What makes Chainsaw Man brilliant is how it balances absurdity and emotion. Fujimoto takes us from slapstick humor to heartbreaking silence in the space of a page. It’s disorienting, but that’s the point. Life doesn’t move in straight lines. It’s unpredictable, grotesque, and strangely funny sometimes. The manga mirrors the emotional turbulence of a generation that laughs at memes one second and questions existence the next.

Visually, the series is cinematic. Fujimoto’s panels breathe like movie frames—tight close-ups, sharp cuts, lingering pauses. The art feels dirty, imperfect, human. It doesn’t want to impress you; it wants to disturb you, to make you feel something real.

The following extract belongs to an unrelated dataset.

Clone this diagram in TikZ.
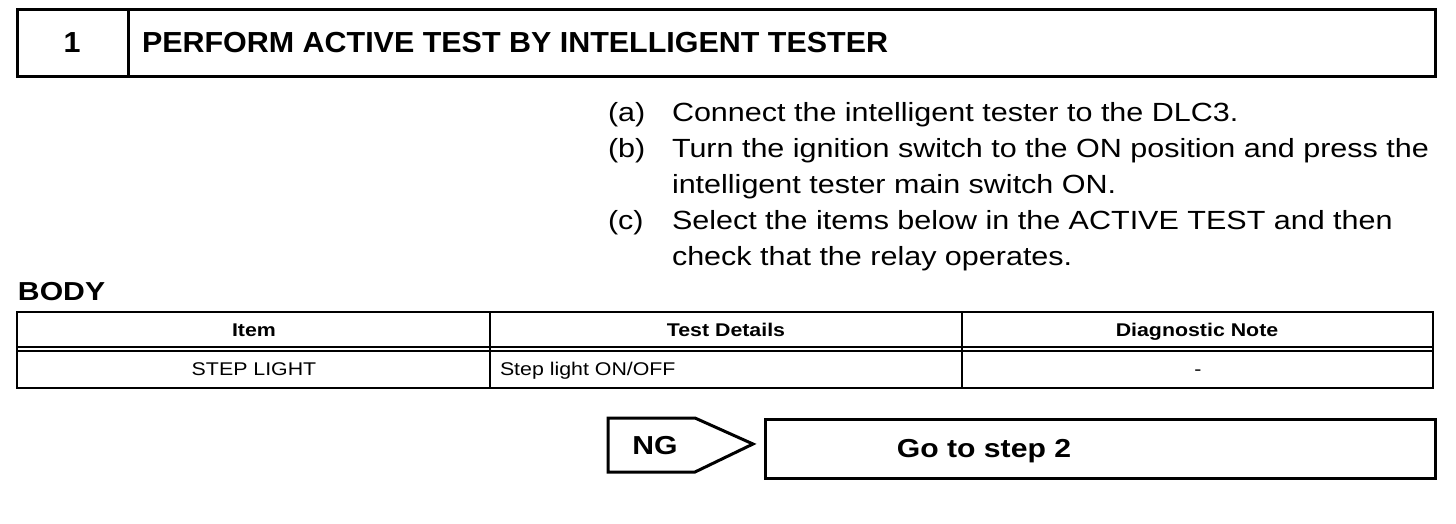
\documentclass[tikz,border=0pt]{standalone}
\usepackage{fontspec}
\setmainfont[FakeStretch=1.16]{Liberation Sans}
\newfontfamily\titlefont[FakeStretch=1.05]{Liberation Sans}
\usepackage{tikz}

\begin{document}
\begin{tikzpicture}[x=0.5pt,y=-0.5pt,
  every node/.style={inner sep=0pt, outer sep=0pt},
  frame/.style={line width=1.5pt},
  grid/.style={line width=1pt},
  title/.style={font=\titlefont\bfseries\fontsize{14.5pt}{17pt}\selectfont, anchor=base west},
  stepno/.style={font=\titlefont\bfseries\fontsize{14.5pt}{17pt}\selectfont, anchor=base},
  body/.style={font=\fontsize{13.15pt}{16pt}\selectfont, anchor=base west},
  cell/.style={font=\fontsize{9.2pt}{11pt}\selectfont, anchor=base},
  headcell/.style={font=\bfseries\fontsize{9.2pt}{11pt}\selectfont, anchor=base},
  big/.style={font=\bfseries\fontsize{13pt}{16pt}\selectfont, anchor=base}]
\useasboundingbox (0,0) rectangle (1456,524);

% Step header
\draw[frame] (17,10) rectangle (1435,77);
\draw[frame] (128,10) -- (128,77);
\node[stepno] (num) at (72,53) {1};
\node[title] (head) at (142,53) {PERFORM ACTIVE TEST BY INTELLIGENT TESTER};

% Procedure
\node[body] (la) at (608,121) {(a)};
\node[body] (ta) at (672,121) {Connect the intelligent tester to the DLC3.};
\node[body] (lb) at (608,157) {(b)};
\node[body] (tb) at (672,157) {Turn the ignition switch to the ON position and press the};
\node[body] (tb2) at (672,193) {intelligent tester main switch ON.};
\node[body] (lc) at (608,229) {(c)};
\node[body] (tc) at (672,229) {Select the items below in the ACTIVE TEST and then};
\node[body] (tc2) at (672,265) {check that the relay operates.};

% Table
\node[font=\bfseries\fontsize{13pt}{16pt}\selectfont, anchor=base west] (body) at (18,300) {BODY};
\draw[grid] (17,312) rectangle (1433,388);
\draw[grid] (17,347) -- (1433,347);
\draw[grid] (17,351) -- (1433,351);
\draw[grid] (490,312) -- (490,388);
\draw[grid] (962,312) -- (962,388);
\node[headcell] (h1) at (254,336) {Item};
\node[headcell] (h2) at (726,336) {Test Details};
\node[headcell] (h3) at (1197,336) {Diagnostic Note};
\node[cell] (c1) at (254,375) {STEP LIGHT};
\node[cell, anchor=base west] (c2) at (500,375) {Step light ON/OFF};
\node[cell] (c3) at (1198,375) {-};

% Result
\draw[frame] (608,418) -- (695,418) -- (753,444) -- (695,472) -- (608,472) -- cycle;
\node[big] (ng) at (655,454) {NG};
\draw[frame] (765,419) rectangle (1435,478);
\node[big] (go) at (984,457) {Go to step 2};
\end{tikzpicture}
\end{document}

In the end, Chainsaw Man is not about demons, or even about chainsaws. It’s about the fragile, messy thing we call being human. Every character bleeds a little truth: the hunger for love, the fear of control, the chaos of freedom. Beneath the blood and the screams lies something profoundly intimate—a recognition of our own broken hearts.

That’s why Chainsaw Man connects so deeply. It doesn’t give us heroes to admire. It gives us people to understand. It’s not about escaping reality—it’s about staring right into it, teeth and all.

And somehow, in all that chaos, finding a piece of ourselves.